In an orderly society like Japan, the busting of an ATM-theft ring was big news. And the 2005 golf-club case was one of 801 instances of ATM crime that year—an astounding jump from just 90 in 2003. Shocked by such a rise, the Japanese government demanded that banks find ways to combat ATM fraud and ordered them to compensate victims from their own coffers. The banks turned to the country’s high-tech firms for help, and both Hitachi and Fujitsu came forward. The answer, they said, was already in their hands. Put one of your hands in front of a bright light and you’ll see a web of blue veins snaking up across your palm and into your fingers. That delicate lattice of branching blood vessels is unique to you, just like the striations in your irises or the swirls of skin on your fingertips. Hitachi and Fujitsu have been working for years to commercialize technologies that identify people by their vein configurations.
Now, thanks to their biometric systems, about 80 000 ATMs in Japan are as close to being theft proof as it’s currently possible to make them. They’ve worked so well that the technology is now rolling out worldwide: Major banks in Brazil, Poland, and Turkey have recently integrated Hitachi and Fujitsu’s vein scanners into their ATMs, with more to come. In Europe, ATM theft from skimming and other fraud added up to €23 million in the second half of 2010, according to the European ATM Security Team. In the United States, where the simple and relatively insecure mag-stripe card still predominates, ATM fraud and theft is generally assumed to be a far larger problem. Exact figures for global losses are impossible to come by, but Robert Siciliano, an identity theft and fraud expert with the security company McAfee, says that at least $1 billion is lost every year.

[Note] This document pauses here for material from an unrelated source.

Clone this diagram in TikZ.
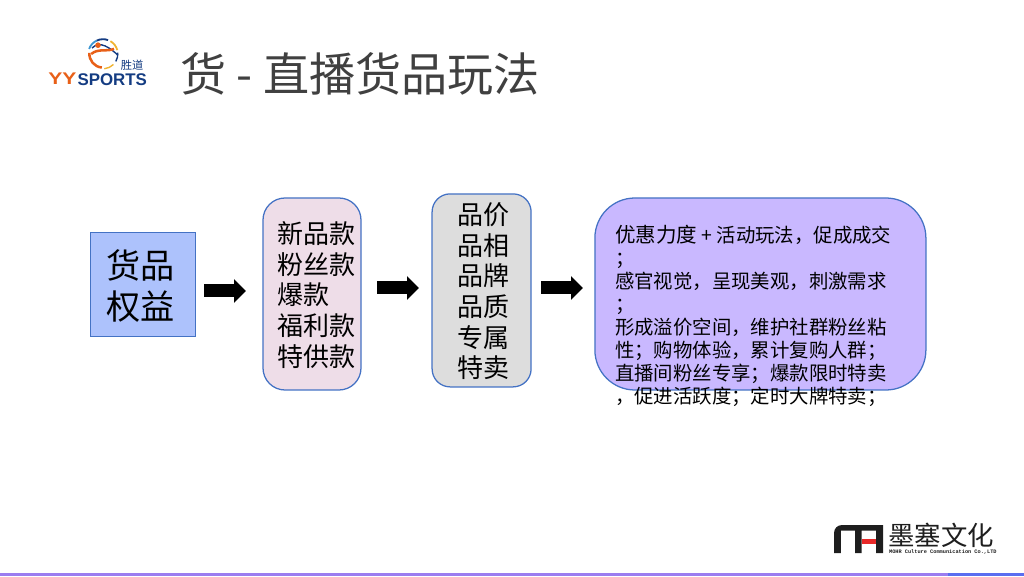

Eliminating ATM theft would be impressive enough, but backers of biometrics have grander plans. A few banks are doing away with PINs, while one bold bank in Japan is preparing to let its customers ditch their bank cards. These advances are pushing us toward researchers’ most ambitious and futuristic visions, where you’d be able to buy a candy bar or a shirt from a shop just by flashing your hand at a sensor. Such a scheme is still sci-fi for now, and the technical challenges of such a biometric-pay system would dwarf those of ATM-card authorization. But the fact that engineers are starting to tackle those challenges is yet another sign that we’re approaching another milestone in human culture: a new level of abstraction in the centuries-old virtualization of money.
Ranks of squat gray ATMs fill a sixth-floor testing room in the Bank of Kyoto’s central operations building. To get into this sanctum, visitors must swipe their temporary security badges at no fewer than six gates, and they’re allowed to take in nothing but a pencil and paper. Here the bank’s technologists test new applications and security software for their more than 1000 ATMs in and around Kyoto prefecture.
Yuji Kitayama, a managing executive officer of the Bank of Kyoto, ushers his visitors toward the ATMs, which are outfitted with Hitachi’s finger-vein scanners. To cope with the ATM fraud epidemic, Kitayama says, Japanese banks all began moving from magnetic-stripe bank cards to “smart cards” with embedded microchips. But the Bank of Kyoto wanted additional security to protect its customers, and its reputation—hence the finger-vein readers.